Keep Moving Whenever Possible
A long flight asks your body to remain in one position for far longer than it was designed to.
You do not need an elaborate stretching routine to counteract the effects. Standing up periodically, walking through the cabin, and performing simple movements in your seat can help reduce stiffness and improve circulation.
Frequent flyers often swear by compression socks on longer journeys, particularly overnight flights where movement is naturally more limited.
Sleep Strategically
Not all in-flight sleep is equally useful. If possible, try to align your rest with the local time at your destination. Sleeping during what will be nighttime after arrival can help your body begin adjusting before the plane touches down.

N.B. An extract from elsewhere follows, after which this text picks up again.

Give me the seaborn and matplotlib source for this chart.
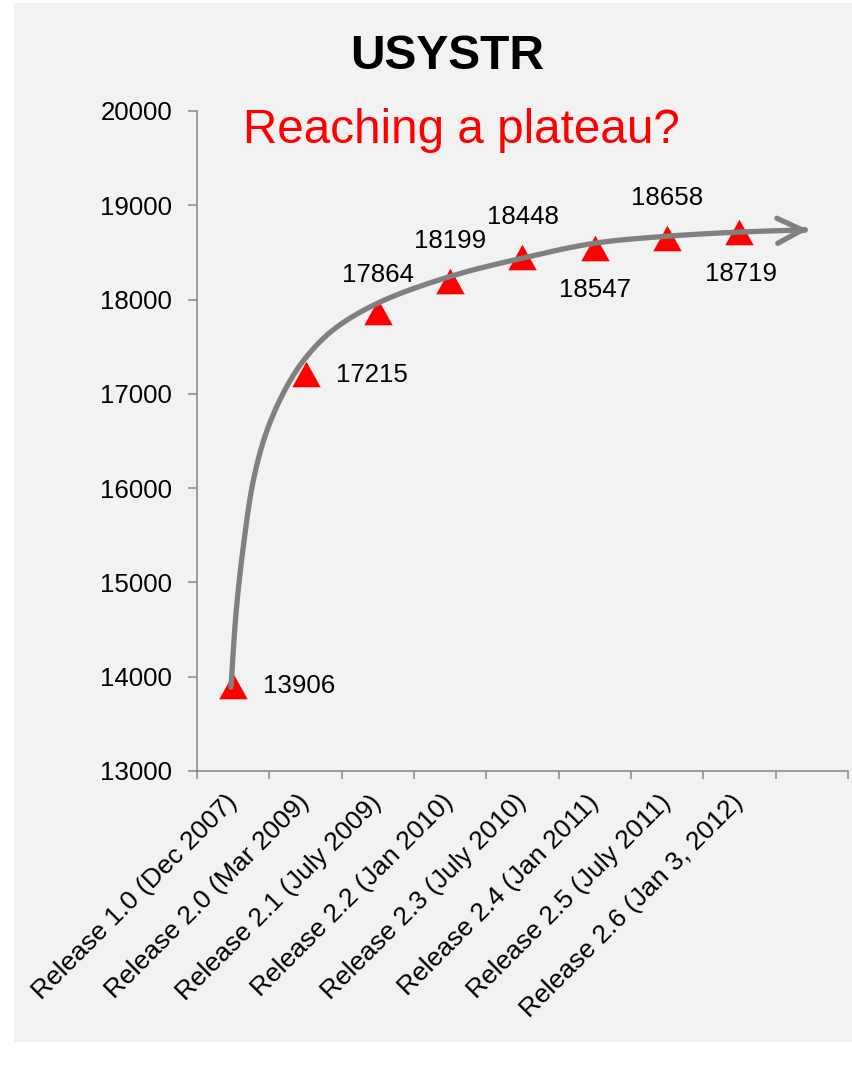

Also, pay attention to comfort. A quality neck pillow, eye mask, and noise-cancelling headphones are often more valuable than many of the gadgets marketed to travelers.
Be More Intentional With Caffeine
Coffee can be a useful travel companion, but timing makes a difference. Drinking caffeine throughout a flight may provide a temporary boost, but it can also make it harder to rest when your body needs sleep.
Many seasoned travelers find it more effective to save caffeine for the final portion of the journey or shortly after arrival, when it can help support alertness without disrupting rest.
The Carry-On Essentials That Help You Feel Refreshed on Arrival
Feeling good after a long-haul flight is definitely helped by paying attention to some creature comforts. Walking out of the arrivals gate with confidence and being able to step into your plans without feeling as though you need an entire day to recover makes all the difference.
A small collection of practical essentials can go a long way in this regard. Pack a few of your favourite essentials like moisturiser, lip balm, under-eye patches, a toothbrush, and a spare top or lightweight change of clothes. This will help you feel noticeably more polished after landing and ready for that meeting, dinner reservation, wedding celebration, or afternoon spent exploring a new city.
Give Yourself Time to Reset After Landing
Many travelers plan every hour of their first day when time is limited. While understandable, a small buffer can often improve the rest of the trip. Take the bit of extra time for a shower, a meal, fresh clothes, and a short walk outdoors to help restore energy. There is no need for a full day of recovery; brief downtime is often enough to feel more present and prepared.
Small Steps for a Better Arrival
Small choices before, during, and after your flight—hydration, movement, rest, and recovery time—help you arrive feeling clearer, calmer, and ready to enjoy your destination.